Given request —
Copy each line of the entries beneath that contains the word "this".

Given data —
________________
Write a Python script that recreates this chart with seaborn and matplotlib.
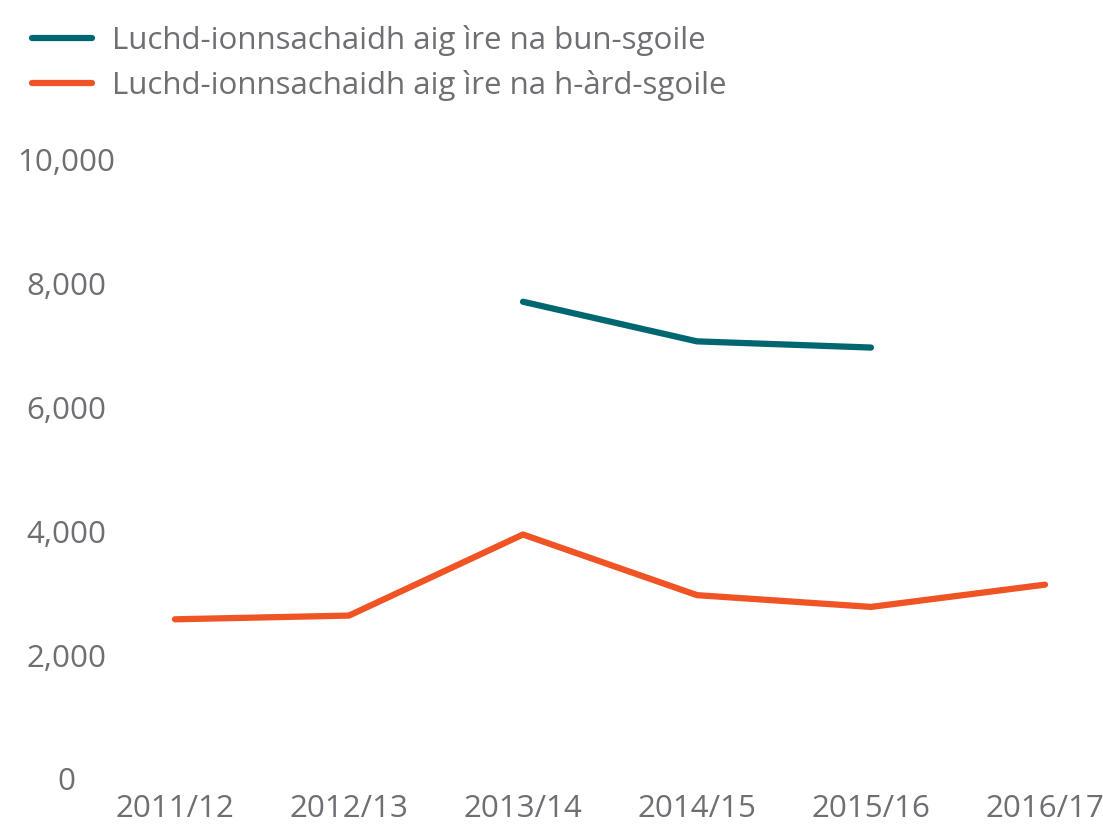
import pandas as pd
import numpy as np
import matplotlib
matplotlib.use("Agg")
import matplotlib.pyplot as plt
import seaborn as sns

# Data
years = ["2011/12", "2012/13", "2013/14", "2014/15", "2015/16", "2016/17"]
primary = [np.nan, np.nan, 7710, 7070, 6970, np.nan]
secondary = [2580, 2640, 3950, 2970, 2780, 3140]
series_names = [
    "Luchd-ionnsachaidh aig ìre na bun-sgoile",
    "Luchd-ionnsachaidh aig ìre na h-àrd-sgoile",
]
yticks = [0, 2000, 4000, 6000, 8000, 10000]

colors = ["#00666f", "#f05324"]
text_col = "#6e6e73"
fs = 22.5

x_idx = list(range(len(years)))
df = pd.concat([
    pd.DataFrame({"x": x_idx, "value": primary, "series": series_names[0]}),
    pd.DataFrame({"x": x_idx, "value": secondary, "series": series_names[1]}),
])

sns.set_style("white")
plt.rcParams["font.family"] = ["Open Sans", "DejaVu Sans"]

fig = plt.figure(figsize=(11.03, 8.26), dpi=100)
ax = fig.add_axes([130 / 1103, 47 / 826, 970 / 1103, 619 / 826])

sns.lineplot(data=df.dropna(), x="x", y="value", hue="series",
             hue_order=series_names, palette=colors, linewidth=4.5,
             solid_capstyle="round", ax=ax)

ax.set_xlim(-45 / 174, 5 + 55 / 174)
ax.set_ylim(0, 10000)
ax.set_xticks(x_idx)
ax.set_xticklabels(years)
ax.set_yticks(yticks)
ax.set_yticklabels([f"{v:,}" for v in yticks])
ax.set_xlabel("")
ax.set_ylabel("")
for s in ax.spines.values():
    s.set_visible(False)
ax.tick_params(axis="both", length=0, labelsize=fs, labelcolor=text_col)
ax.tick_params(axis="y", pad=46)
ax.tick_params(axis="x", pad=11)
for lbl in ax.get_yticklabels():
    lbl.set_horizontalalignment("center")
ax.grid(False)

leg = ax.legend(loc="upper left", bbox_to_anchor=(32 / 1103, 1 - 25 / 826),
                bbox_transform=fig.transFigure, frameon=False, fontsize=fs,
                handlelength=1.92, handletextpad=0.64, labelspacing=0.45,
                borderpad=0, borderaxespad=0)
for t in leg.get_texts():
    t.set_color(text_col)
for h in leg.get_lines():
    h.set_linewidth(4.5)
    h.set_solid_capstyle("round")

fig.savefig("out.png", dpi=100)
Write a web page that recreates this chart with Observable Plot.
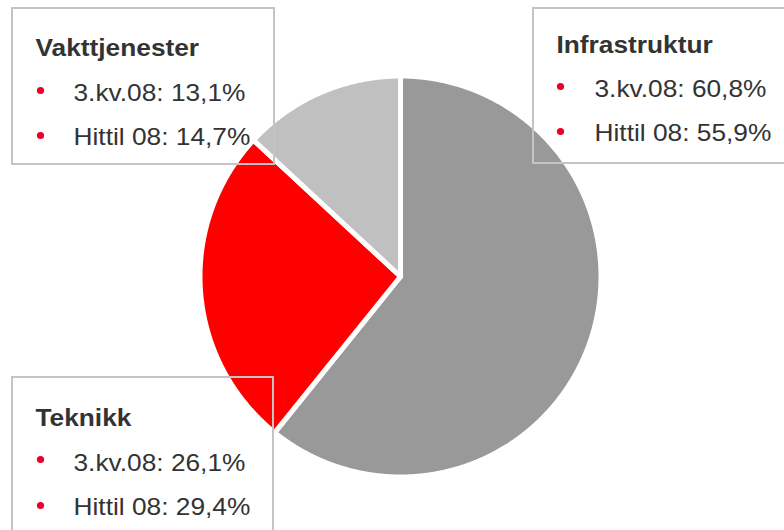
<!DOCTYPE html>
<html>
<head>
<meta charset="utf-8">
<script src="https://cdn.jsdelivr.net/npm/d3@7"></script>
<script src="https://cdn.jsdelivr.net/npm/@observablehq/plot@0.6"></script>
<style>
  html, body { margin: 0; padding: 0; background: #fff; }
  #chart { width: 784px; height: 530px; overflow: hidden; }
</style>
</head>
<body>
<div id="chart"></div>
<script>
// ---- data ----
const segments = ["Infrastruktur", "Teknikk", "Vakttjenester"];
const q3Values = [60.8, 26.1, 13.1];
const ytdValues = [55.9, 29.4, 14.7];
const periodLabels = ["3.kv.08", "Hittil 08"];
const sliceColors = ["#999999", "#ff0000", "#c0c0c0"];

// ---- layout (pixel space) ----
const W = 784, H = 530;
const pie = {cx: 400, cy: 276, r: 200.5};
const boxLayout = {
  "Vakttjenester": {x1: 12, y1: 8, x2: 274, y2: 164, tx: 35, ty: 55, bx: 40, lx: 73, rows: [100, 144], dots: [90, 135]},
  "Infrastruktur": {x1: 533, y1: 8, x2: 800, y2: 163, tx: 556, ty: 52, bx: 560, lx: 594, rows: [96, 140], dots: [86, 131]},
  "Teknikk":       {x1: 12, y1: 377, x2: 273, y2: 545, tx: 35, ty: 425, bx: 40, lx: 73, rows: [470, 514], dots: [459, 505]}
};
const fmt = v => v.toFixed(1).replace(".", ",") + "%";

// pie polygons from the values
const arcs = d3.pie().sort(null).value(d => d.value)(
  segments.map((s, i) => ({name: s, value: q3Values[i], color: sliceColors[i]}))
);
const piePts = [];
arcs.forEach(a => {
  const n = Math.max(2, Math.ceil((a.endAngle - a.startAngle) / 0.005));
  piePts.push({name: a.data.name, color: a.data.color, x: pie.cx, y: pie.cy});
  for (let k = 0; k <= n; k++) {
    const t = a.startAngle + (a.endAngle - a.startAngle) * k / n;
    piePts.push({name: a.data.name, color: a.data.color,
      x: pie.cx + pie.r * Math.sin(t), y: pie.cy - pie.r * Math.cos(t)});
  }
  piePts.push({name: a.data.name, color: a.data.color, x: pie.cx, y: pie.cy});
});

// label rows
const boxes = segments.map(s => ({name: s, ...boxLayout[s]}));
const titles = segments.map(s => ({text: s, x: boxLayout[s].tx, y: boxLayout[s].ty}));
const rows = [];
segments.forEach((s, i) => {
  const L = boxLayout[s];
  [q3Values[i], ytdValues[i]].forEach((v, j) => {
    rows.push({text: `${periodLabels[j]}: ${fmt(v)}`, x: L.lx, y: L.rows[j], bx: L.bx, by: L.dots[j]});
  });
});

const font = "'Liberation Sans', Arial, sans-serif";
const plot = Plot.plot({
  width: W, height: H,
  margin: 0,
  x: {domain: [0, W], range: [0, W], axis: null},
  y: {domain: [0, H], range: [0, H], axis: null},
  color: {type: "identity"},
  style: {fontFamily: font, background: "#fff", overflow: "hidden"},
  marks: [
    Plot.line(piePts, {x: "x", y: "y", z: "name", fill: "color", stroke: "#fff",
      strokeWidth: 5, strokeLinejoin: "round", strokeLinecap: "round", curve: "linear"}),
    Plot.rect(boxes, {x1: "x1", x2: "x2", y1: "y1", y2: "y2", fill: "none",
      stroke: "#c4c4c4", strokeWidth: 2}),
    Plot.text(titles, {x: "x", y: "y", text: "text", textAnchor: "start", lineAnchor: "bottom",
      fontSize: 24, fontWeight: "bold", fill: "#333333"}),
    Plot.dot(rows, {x: "bx", y: "by", r: 3.6, fill: "#e8002a", stroke: null}),
    Plot.text(rows, {x: "x", y: "y", text: "text", textAnchor: "start", lineAnchor: "bottom",
      fontSize: 24, fill: "#333333"})
  ]
});
document.getElementById("chart").appendChild(plot);
// horizontally widen the text like the reference
plot.querySelectorAll("text").forEach(t => {
  const len = t.getComputedTextLength();
  if (len > 0) {
    t.setAttribute("textLength", (len * 1.095).toFixed(1));
    t.setAttribute("lengthAdjust", "spacingAndGlyphs");
  }
});
</script>
</body>
</html>
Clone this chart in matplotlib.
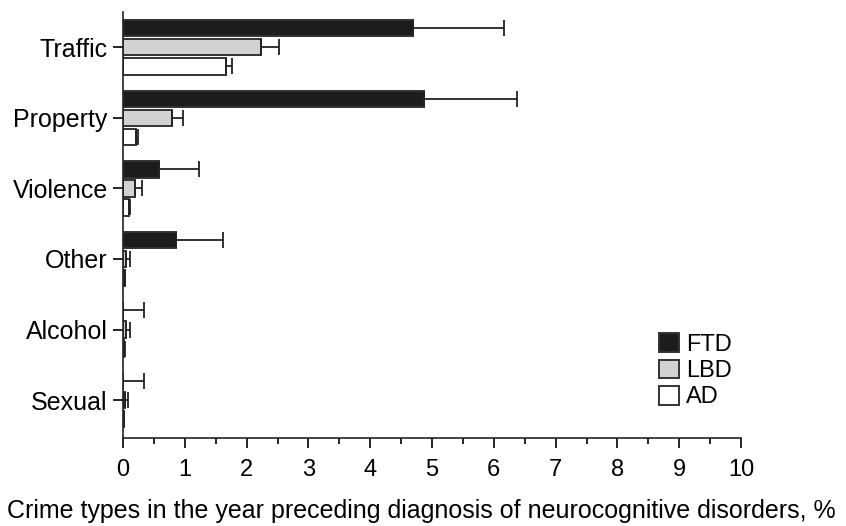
________________
Solution to the exercise —
Write a Python script that recreates this chart with seaborn and matplotlib.
Write a web page that recreates this chart with Observable Plot.
Clone this chart in matplotlib.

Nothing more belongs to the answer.